Provided material |
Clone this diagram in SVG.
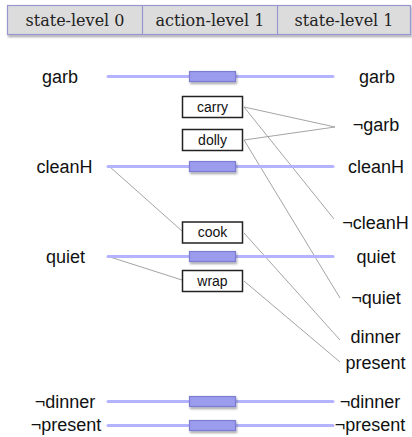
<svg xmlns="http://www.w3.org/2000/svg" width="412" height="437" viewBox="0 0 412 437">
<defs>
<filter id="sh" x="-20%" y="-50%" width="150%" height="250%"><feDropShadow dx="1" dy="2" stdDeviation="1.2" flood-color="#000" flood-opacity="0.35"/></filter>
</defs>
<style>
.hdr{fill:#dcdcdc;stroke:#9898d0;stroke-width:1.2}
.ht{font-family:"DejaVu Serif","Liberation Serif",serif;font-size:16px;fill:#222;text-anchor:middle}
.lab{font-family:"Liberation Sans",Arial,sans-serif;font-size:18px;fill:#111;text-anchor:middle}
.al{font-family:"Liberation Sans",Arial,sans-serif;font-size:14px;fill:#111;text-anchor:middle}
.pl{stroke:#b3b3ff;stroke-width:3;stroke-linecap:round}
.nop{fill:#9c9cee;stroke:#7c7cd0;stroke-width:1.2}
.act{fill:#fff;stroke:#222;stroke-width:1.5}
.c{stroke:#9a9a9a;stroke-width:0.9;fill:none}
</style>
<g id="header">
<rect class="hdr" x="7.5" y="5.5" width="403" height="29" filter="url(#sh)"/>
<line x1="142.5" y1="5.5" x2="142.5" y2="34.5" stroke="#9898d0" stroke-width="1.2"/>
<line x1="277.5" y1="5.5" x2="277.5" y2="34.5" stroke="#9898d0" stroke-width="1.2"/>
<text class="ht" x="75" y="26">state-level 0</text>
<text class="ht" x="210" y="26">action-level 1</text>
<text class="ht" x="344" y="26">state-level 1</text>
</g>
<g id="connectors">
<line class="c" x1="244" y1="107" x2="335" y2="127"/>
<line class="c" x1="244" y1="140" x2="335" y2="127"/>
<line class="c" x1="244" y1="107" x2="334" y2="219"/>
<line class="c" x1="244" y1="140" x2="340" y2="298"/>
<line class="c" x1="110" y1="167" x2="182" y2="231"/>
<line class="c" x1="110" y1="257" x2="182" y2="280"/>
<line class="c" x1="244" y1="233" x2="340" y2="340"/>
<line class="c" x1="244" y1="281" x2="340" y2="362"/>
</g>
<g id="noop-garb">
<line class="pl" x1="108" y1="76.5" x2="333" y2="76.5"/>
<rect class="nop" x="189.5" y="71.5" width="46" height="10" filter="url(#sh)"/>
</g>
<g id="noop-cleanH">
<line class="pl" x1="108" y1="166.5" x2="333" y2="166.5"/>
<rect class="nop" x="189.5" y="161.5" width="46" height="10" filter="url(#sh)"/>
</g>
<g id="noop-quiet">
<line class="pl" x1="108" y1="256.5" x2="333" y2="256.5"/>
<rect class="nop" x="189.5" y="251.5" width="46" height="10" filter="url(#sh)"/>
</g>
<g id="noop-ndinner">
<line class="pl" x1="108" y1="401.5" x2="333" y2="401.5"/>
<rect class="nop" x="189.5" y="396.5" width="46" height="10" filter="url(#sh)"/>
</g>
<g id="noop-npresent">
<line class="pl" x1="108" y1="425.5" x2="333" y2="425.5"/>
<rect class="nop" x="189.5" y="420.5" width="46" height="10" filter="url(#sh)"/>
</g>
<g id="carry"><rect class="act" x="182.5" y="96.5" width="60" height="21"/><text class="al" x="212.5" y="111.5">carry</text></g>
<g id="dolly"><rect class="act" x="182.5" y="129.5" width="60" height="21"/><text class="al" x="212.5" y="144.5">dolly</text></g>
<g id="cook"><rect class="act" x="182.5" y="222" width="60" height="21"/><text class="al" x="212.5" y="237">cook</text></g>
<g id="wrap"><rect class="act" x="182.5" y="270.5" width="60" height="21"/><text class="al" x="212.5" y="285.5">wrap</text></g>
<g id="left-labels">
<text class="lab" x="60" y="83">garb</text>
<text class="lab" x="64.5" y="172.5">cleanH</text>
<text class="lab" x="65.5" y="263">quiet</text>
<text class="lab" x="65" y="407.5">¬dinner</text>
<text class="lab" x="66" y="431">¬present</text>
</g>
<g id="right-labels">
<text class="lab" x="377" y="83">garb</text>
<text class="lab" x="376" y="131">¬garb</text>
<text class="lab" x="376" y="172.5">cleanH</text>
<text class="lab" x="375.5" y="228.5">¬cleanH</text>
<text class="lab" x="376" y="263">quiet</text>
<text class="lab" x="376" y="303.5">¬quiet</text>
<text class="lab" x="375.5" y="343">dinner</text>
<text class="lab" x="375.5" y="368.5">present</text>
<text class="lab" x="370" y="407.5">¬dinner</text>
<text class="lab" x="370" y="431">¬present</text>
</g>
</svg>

Exercise |
Omit the pictures, then output the rest of the listing exactly.

Written reply |
Clone this diagram in SVG.
<svg xmlns="http://www.w3.org/2000/svg" width="412" height="437" viewBox="0 0 412 437">
<defs>
<filter id="sh" x="-20%" y="-50%" width="150%" height="250%"><feDropShadow dx="1" dy="2" stdDeviation="1.2" flood-color="#000" flood-opacity="0.35"/></filter>
</defs>
<style>
.hdr{fill:#dcdcdc;stroke:#9898d0;stroke-width:1.2}
.ht{font-family:"DejaVu Serif","Liberation Serif",serif;font-size:16px;fill:#222;text-anchor:middle}
.lab{font-family:"Liberation Sans",Arial,sans-serif;font-size:18px;fill:#111;text-anchor:middle}
.al{font-family:"Liberation Sans",Arial,sans-serif;font-size:14px;fill:#111;text-anchor:middle}
.pl{stroke:#b3b3ff;stroke-width:3;stroke-linecap:round}
.nop{fill:#9c9cee;stroke:#7c7cd0;stroke-width:1.2}
.act{fill:#fff;stroke:#222;stroke-width:1.5}
.c{stroke:#9a9a9a;stroke-width:0.9;fill:none}
</style>
<g id="header">
<rect class="hdr" x="7.5" y="5.5" width="403" height="29" filter="url(#sh)"/>
<line x1="142.5" y1="5.5" x2="142.5" y2="34.5" stroke="#9898d0" stroke-width="1.2"/>
<line x1="277.5" y1="5.5" x2="277.5" y2="34.5" stroke="#9898d0" stroke-width="1.2"/>
<text class="ht" x="75" y="26">state-level 0</text>
<text class="ht" x="210" y="26">action-level 1</text>
<text class="ht" x="344" y="26">state-level 1</text>
</g>
<g id="connectors">
<line class="c" x1="244" y1="107" x2="335" y2="127"/>
<line class="c" x1="244" y1="140" x2="335" y2="127"/>
<line class="c" x1="244" y1="107" x2="334" y2="219"/>
<line class="c" x1="244" y1="140" x2="340" y2="298"/>
<line class="c" x1="110" y1="167" x2="182" y2="231"/>
<line class="c" x1="110" y1="257" x2="182" y2="280"/>
<line class="c" x1="244" y1="233" x2="340" y2="340"/>
<line class="c" x1="244" y1="281" x2="340" y2="362"/>
</g>
<g id="noop-garb">
<line class="pl" x1="108" y1="76.5" x2="333" y2="76.5"/>
<rect class="nop" x="189.5" y="71.5" width="46" height="10" filter="url(#sh)"/>
</g>
<g id="noop-cleanH">
<line class="pl" x1="108" y1="166.5" x2="333" y2="166.5"/>
<rect class="nop" x="189.5" y="161.5" width="46" height="10" filter="url(#sh)"/>
</g>
<g id="noop-quiet">
<line class="pl" x1="108" y1="256.5" x2="333" y2="256.5"/>
<rect class="nop" x="189.5" y="251.5" width="46" height="10" filter="url(#sh)"/>
</g>
<g id="noop-ndinner">
<line class="pl" x1="108" y1="401.5" x2="333" y2="401.5"/>
<rect class="nop" x="189.5" y="396.5" width="46" height="10" filter="url(#sh)"/>
</g>
<g id="noop-npresent">
<line class="pl" x1="108" y1="425.5" x2="333" y2="425.5"/>
<rect class="nop" x="189.5" y="420.5" width="46" height="10" filter="url(#sh)"/>
</g>
<g id="carry"><rect class="act" x="182.5" y="96.5" width="60" height="21"/><text class="al" x="212.5" y="111.5">carry</text></g>
<g id="dolly"><rect class="act" x="182.5" y="129.5" width="60" height="21"/><text class="al" x="212.5" y="144.5">dolly</text></g>
<g id="cook"><rect class="act" x="182.5" y="222" width="60" height="21"/><text class="al" x="212.5" y="237">cook</text></g>
<g id="wrap"><rect class="act" x="182.5" y="270.5" width="60" height="21"/><text class="al" x="212.5" y="285.5">wrap</text></g>
<g id="left-labels">
<text class="lab" x="60" y="83">garb</text>
<text class="lab" x="64.5" y="172.5">cleanH</text>
<text class="lab" x="65.5" y="263">quiet</text>
<text class="lab" x="65" y="407.5">¬dinner</text>
<text class="lab" x="66" y="431">¬present</text>
</g>
<g id="right-labels">
<text class="lab" x="377" y="83">garb</text>
<text class="lab" x="376" y="131">¬garb</text>
<text class="lab" x="376" y="172.5">cleanH</text>
<text class="lab" x="375.5" y="228.5">¬cleanH</text>
<text class="lab" x="376" y="263">quiet</text>
<text class="lab" x="376" y="303.5">¬quiet</text>
<text class="lab" x="375.5" y="343">dinner</text>
<text class="lab" x="375.5" y="368.5">present</text>
<text class="lab" x="370" y="407.5">¬dinner</text>
<text class="lab" x="370" y="431">¬present</text>
</g>
</svg>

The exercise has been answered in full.